As an alternative, a new aggregated risk measure based on the
cumulative distribution of the potential losses has been
introducedand the theoretical framework for risk analysis based on
the concept potential losses has also been developed. This new risk
measure incorporates the uncertainty associated with the exposure
to losses and the uncertainty in the consequences given the
exposure. For repairable systems with complex topology, the
distribution of the potential losses can be revealed by simulating
the behaviour of systems during their life-cycle. For this purpose,
fast discrete event-driven simulators are presented capable of
tracking the potential losses for systems with complex topology,
composed of a large number of components. The simulators are based
on new, very efficient algorithms for system reliability analysis
of systems comprising thousands of components.

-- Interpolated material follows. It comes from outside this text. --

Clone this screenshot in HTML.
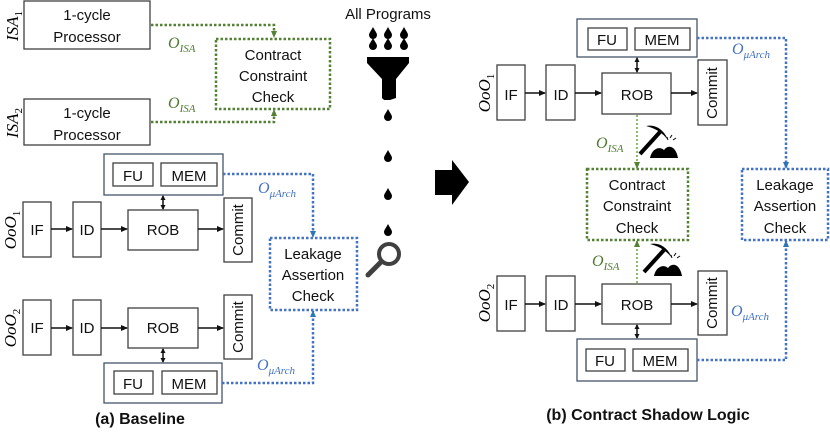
<!DOCTYPE html>
<html><head><meta charset="utf-8"><style>
html,body{margin:0;padding:0;background:#fff;width:830px;height:433px;overflow:hidden}
svg{display:block}
text{font-family:"Liberation Sans",sans-serif}
.b{fill:#fff;stroke:#404040;stroke-width:1.3}
.o{fill:#fff;stroke:#44546a;stroke-width:1.3}
.t{font-size:15px;fill:#111;text-anchor:middle}
.g{fill:none;stroke:#548235;stroke-width:2.5;stroke-dasharray:2.5 2}
.gl{fill:none;stroke:#70ad47;stroke-width:1.6;stroke-dasharray:2 2}
.bl{fill:none;stroke:#4472c4;stroke-width:2.5;stroke-dasharray:2.5 2}
.a{stroke:#111;stroke-width:1.5}
.m{font-family:"Liberation Serif",serif;font-style:italic}
.gt{fill:#4e7a2e;font-size:16px}
.bt{fill:#4472c4;font-size:16px}
</style></head><body>
<svg width="830" height="433" viewBox="0 0 830 433" xmlns="http://www.w3.org/2000/svg">
<defs>
<marker id="ah" markerUnits="userSpaceOnUse" markerWidth="7" markerHeight="6" refX="6" refY="3" orient="auto"><path d="M0,0 L7,3 L0,6z" fill="#111"/></marker>
<marker id="ahs" markerUnits="userSpaceOnUse" markerWidth="5" markerHeight="5" refX="4" refY="2.5" orient="auto-start-reverse"><path d="M0,0 L5,2.5 L0,5z" fill="#111"/></marker>
<marker id="ag" markerUnits="userSpaceOnUse" markerWidth="7" markerHeight="6" refX="6" refY="3" orient="auto"><path d="M0,0 L7,3 L0,6z" fill="#548235"/></marker>
<marker id="ab" markerUnits="userSpaceOnUse" markerWidth="7" markerHeight="6" refX="6" refY="3" orient="auto"><path d="M0,0 L7,3 L0,6z" fill="#2e75b6"/></marker>
<g id="drop"><path d="M0,-6 C2,-2 4,0 4,2 A4,4 0 0 1 -4,2 C-4,0 -2,-2 0,-6z" fill="#000"/></g>
<g id="pick"><path d="M0,-14 C10,-16 18,-10 22,0 C16,-8 8,-12 0,-14z" fill="#000"/><line x1="14" y1="-8" x2="-6" y2="14" stroke="#000" stroke-width="4"/><path d="M4,18 C6,8 14,6 18,10 C22,4 30,6 32,18z" fill="#000"/><path d="M24,-2 l2,-3 M27,0 l3,-2 M22,0 l-1,-3" stroke="#000" stroke-width="1"/></g>
</defs>

<!-- ===== LEFT ===== -->
<text class="m" font-size="17" transform="translate(18,26) rotate(-90)" text-anchor="middle">ISA<tspan font-size="11" dy="4" font-style="normal">1</tspan></text>
<rect class="b" x="24" y="1" width="126" height="48"/>
<text class="t" x="87" y="20">1-cycle</text><text class="t" x="87" y="42">Processor</text>
<text class="m" font-size="17" transform="translate(18,123) rotate(-90)" text-anchor="middle">ISA<tspan font-size="11" dy="4" font-style="normal">2</tspan></text>
<rect class="b" x="24" y="99" width="126" height="46"/>
<text class="t" x="87" y="118">1-cycle</text><text class="t" x="87" y="140">Processor</text>

<polyline class="g" points="151,25 274,25 274,37" marker-end="url(#ag)"/>
<polyline class="g" points="151,122 274,122 274,110" marker-end="url(#ag)"/>
<rect class="g" x="216" y="39" width="114" height="70"/>
<text class="t" x="273" y="60">Contract</text><text class="t" x="273" y="81">Constraint</text><text class="t" x="273" y="102">Check</text>
<text class="m gt" x="168" y="48">O<tspan font-size="11" dy="4">ISA</tspan></text>
<text class="m gt" x="168" y="108">O<tspan font-size="11" dy="4">ISA</tspan></text>

<!-- OoO1 left -->
<rect class="o" x="104" y="154" width="119" height="41"/>
<rect class="b" x="113" y="163" width="40" height="23"/><text class="t" x="133" y="181">FU</text>
<rect class="b" x="161" y="163" width="56" height="23"/><text class="t" x="189" y="181">MEM</text>
<line class="a" x1="163" y1="196" x2="163" y2="209" marker-start="url(#ahs)" marker-end="url(#ahs)"/>
<text class="m" font-size="17" transform="translate(16,230) rotate(-90)" text-anchor="middle">OoO<tspan font-size="11" dy="4" font-style="normal">1</tspan></text>
<rect class="b" x="23" y="202" width="28" height="55"/><text class="t" x="37" y="235">IF</text>
<rect class="b" x="73" y="202" width="28" height="55"/><text class="t" x="87" y="235">ID</text>
<rect class="b" x="128" y="210" width="70" height="40"/><text class="t" x="163" y="235">ROB</text>
<rect class="b" x="224" y="198" width="28" height="64"/><text class="t" transform="translate(243,230) rotate(-90)">Commit</text>
<line class="a" x1="51" y1="229" x2="72" y2="229" marker-end="url(#ah)"/>
<line class="a" x1="101" y1="229" x2="127" y2="229" marker-end="url(#ah)"/>
<line class="a" x1="198" y1="229" x2="223" y2="229" marker-end="url(#ah)"/>

<polyline class="bl" points="223,174 313,174 313,237" marker-end="url(#ab)"/>
<text class="m bt" x="258" y="193">O<tspan font-size="11" dy="4">μArch</tspan></text>
<rect class="bl" x="270" y="238" width="87" height="72"/>
<text class="t" x="313" y="259">Leakage</text><text class="t" x="313" y="280">Assertion</text><text class="t" x="313" y="301">Check</text>

<!-- OoO2 left -->
<text class="m" font-size="17" transform="translate(16,328) rotate(-90)" text-anchor="middle">OoO<tspan font-size="11" dy="4" font-style="normal">2</tspan></text>
<rect class="b" x="23" y="300" width="28" height="55"/><text class="t" x="37" y="333">IF</text>
<rect class="b" x="73" y="300" width="28" height="55"/><text class="t" x="87" y="333">ID</text>
<rect class="b" x="128" y="308" width="70" height="40"/><text class="t" x="163" y="333">ROB</text>
<rect class="b" x="224" y="295" width="28" height="64"/><text class="t" transform="translate(243,327) rotate(-90)">Commit</text>
<line class="a" x1="51" y1="328" x2="72" y2="328" marker-end="url(#ah)"/>
<line class="a" x1="101" y1="328" x2="127" y2="328" marker-end="url(#ah)"/>
<line class="a" x1="198" y1="328" x2="223" y2="328" marker-end="url(#ah)"/>
<line class="a" x1="163" y1="349" x2="163" y2="362" marker-start="url(#ahs)" marker-end="url(#ahs)"/>
<rect class="o" x="104" y="363" width="118" height="40"/>
<rect class="b" x="114" y="371" width="39" height="23"/><text class="t" x="133" y="389">FU</text>
<rect class="b" x="162" y="371" width="55" height="23"/><text class="t" x="189" y="389">MEM</text>
<polyline class="bl" points="222,383 313,383 313,311" marker-end="url(#ab)"/>
<text class="m bt" x="257" y="370">O<tspan font-size="11" dy="4">μArch</tspan></text>

<text x="140" y="424" font-size="16" font-weight="bold" text-anchor="middle" fill="#111">(a) Baseline</text>

<!-- funnel column -->
<text x="388" y="19" font-size="15" text-anchor="middle" fill="#111">All Programs</text>
<use href="#drop" x="373" y="33"/><use href="#drop" x="388" y="33"/><use href="#drop" x="404" y="33"/>
<use href="#drop" x="373" y="44"/><use href="#drop" x="388" y="44"/><use href="#drop" x="404" y="44"/>
<path d="M367,57 H409 V63 L396,79 V98 L390,100 H384 L382,98 V79 L367,63z" fill="#000"/>
<use href="#drop" x="388" y="115"/><use href="#drop" x="388" y="156"/><use href="#drop" x="388" y="194"/><use href="#drop" x="388" y="230"/>
<circle cx="389" cy="254" r="10" fill="none" stroke="#404040" stroke-width="4"/>
<line x1="381" y1="262" x2="368" y2="275" stroke="#404040" stroke-width="5" stroke-linecap="round"/>

<!-- big arrow -->
<path d="M435,170 H452 V160 L469,182 L452,205 V195 H435z" fill="#000"/>

<!-- ===== RIGHT ===== -->
<rect class="o" x="577" y="19" width="120" height="38"/>
<rect class="b" x="588" y="28" width="39" height="22"/><text class="t" x="607" y="45">FU</text>
<rect class="b" x="635" y="28" width="55" height="22"/><text class="t" x="662" y="45">MEM</text>
<line class="a" x1="637" y1="58" x2="637" y2="72" marker-start="url(#ahs)" marker-end="url(#ahs)"/>
<text class="m" font-size="17" transform="translate(490,93) rotate(-90)" text-anchor="middle">OoO<tspan font-size="11" dy="4" font-style="normal">1</tspan></text>
<rect class="b" x="497" y="65" width="28" height="55"/><text class="t" x="511" y="100">IF</text>
<rect class="b" x="546" y="65" width="29" height="55"/><text class="t" x="561" y="100">ID</text>
<rect class="b" x="602" y="73" width="69" height="41"/><text class="t" x="637" y="100">ROB</text>
<rect class="b" x="698" y="60" width="29" height="65"/><text class="t" transform="translate(717,93) rotate(-90)">Commit</text>
<line class="a" x1="525" y1="93" x2="545" y2="93" marker-end="url(#ah)"/>
<line class="a" x1="575" y1="93" x2="601" y2="93" marker-end="url(#ah)"/>
<line class="a" x1="671" y1="93" x2="697" y2="93" marker-end="url(#ah)"/>

<polyline class="bl" points="697,38 786,38 786,168" marker-end="url(#ab)"/>
<text class="m bt" x="732" y="54">O<tspan font-size="11" dy="4">μArch</tspan></text>
<rect class="bl" x="742" y="169" width="86" height="71"/>
<text class="t" x="785" y="190">Leakage</text><text class="t" x="785" y="211">Assertion</text><text class="t" x="785" y="233">Check</text>

<line class="gl" x1="637" y1="115" x2="637" y2="168" marker-end="url(#ag)"/>
<rect class="g" x="587" y="169" width="101" height="71"/>
<text class="t" x="637" y="190">Contract</text><text class="t" x="637" y="211">Constraint</text><text class="t" x="637" y="233">Check</text>
<line class="gl" x1="637" y1="283" x2="637" y2="241" marker-end="url(#ag)"/>
<text class="m gt" x="596" y="148">O<tspan font-size="11" dy="4">ISA</tspan></text>
<text class="m gt" x="592" y="266">O<tspan font-size="11" dy="4">ISA</tspan></text>
<use href="#pick" x="646" y="140"/>
<use href="#pick" x="650" y="258"/>

<text class="m" font-size="17" transform="translate(490,303) rotate(-90)" text-anchor="middle">OoO<tspan font-size="11" dy="4" font-style="normal">2</tspan></text>
<rect class="b" x="497" y="276" width="28" height="55"/><text class="t" x="511" y="310">IF</text>
<rect class="b" x="546" y="276" width="29" height="55"/><text class="t" x="561" y="310">ID</text>
<rect class="b" x="602" y="284" width="69" height="40"/><text class="t" x="637" y="310">ROB</text>
<rect class="b" x="698" y="271" width="29" height="64"/><text class="t" transform="translate(717,303) rotate(-90)">Commit</text>
<line class="a" x1="525" y1="304" x2="545" y2="304" marker-end="url(#ah)"/>
<line class="a" x1="575" y1="304" x2="601" y2="304" marker-end="url(#ah)"/>
<line class="a" x1="671" y1="304" x2="697" y2="304" marker-end="url(#ah)"/>
<line class="a" x1="637" y1="325" x2="637" y2="338" marker-start="url(#ahs)" marker-end="url(#ahs)"/>
<rect class="o" x="577" y="339" width="120" height="42"/>
<rect class="b" x="586" y="349" width="39" height="22"/><text class="t" x="605" y="366">FU</text>
<rect class="b" x="633" y="349" width="55" height="22"/><text class="t" x="660" y="366">MEM</text>
<polyline class="bl" points="697,360 786,360 786,241" marker-end="url(#ab)"/>
<text class="m bt" x="731" y="316">O<tspan font-size="11" dy="4">μArch</tspan></text>

<text x="648" y="420" font-size="16" font-weight="bold" text-anchor="middle" fill="#111">(b) Contract Shadow Logic</text>
</svg>
</body></html>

An important theme in the book are the generic principles and
techniques for reducing technical risk. These have been classified
into three major categories: preventive (reducing the likelihood of
failure), protective (reducing the consequences from failure) and
dual (reducing both, the likelihood and the consequences from
failure). Many of these principles (for example: avoiding
clustering of events, deliberately introducing weak links, reducing
sensitivity, introducing changes with opposite sign, etc.) are
discussed in the reliability literature for the first time.
Significant space has been allocated to component reliability. In
the last chapter of the book, several applications are discussed of
a powerful equation which constitutes the core of a new theory of
locally initiated component failure by flaws whose number is a
random variable.
This book has been written with the intention to fill two big gaps
in the reliability and riskliterature: the risk-based reliability
analysis as a powerful alternative to the traditional reliability
analysis and the generic principles for reducing technical risk. I
hope that the principles, models and algorithms presented in the
book will help to fill these gaps and make the book useful to
reliability and risk-analysts, researchers, consultants, students
and practising engineers.
- Offers a shift in the existing paradigm for conducting
reliability analyses.
- Covers risk-based reliability analysis and generic principles for
reducing risk.
- Provides a new measure of risk based on the distribution of the
potential losses from failure as well as the basic principles for
risk-based design.
- Incorporates fast algorithms for system reliability analysis and
discrete-event simulators.
- Includes the probability of failure of a structure with complex
shape expressed with a simple equation.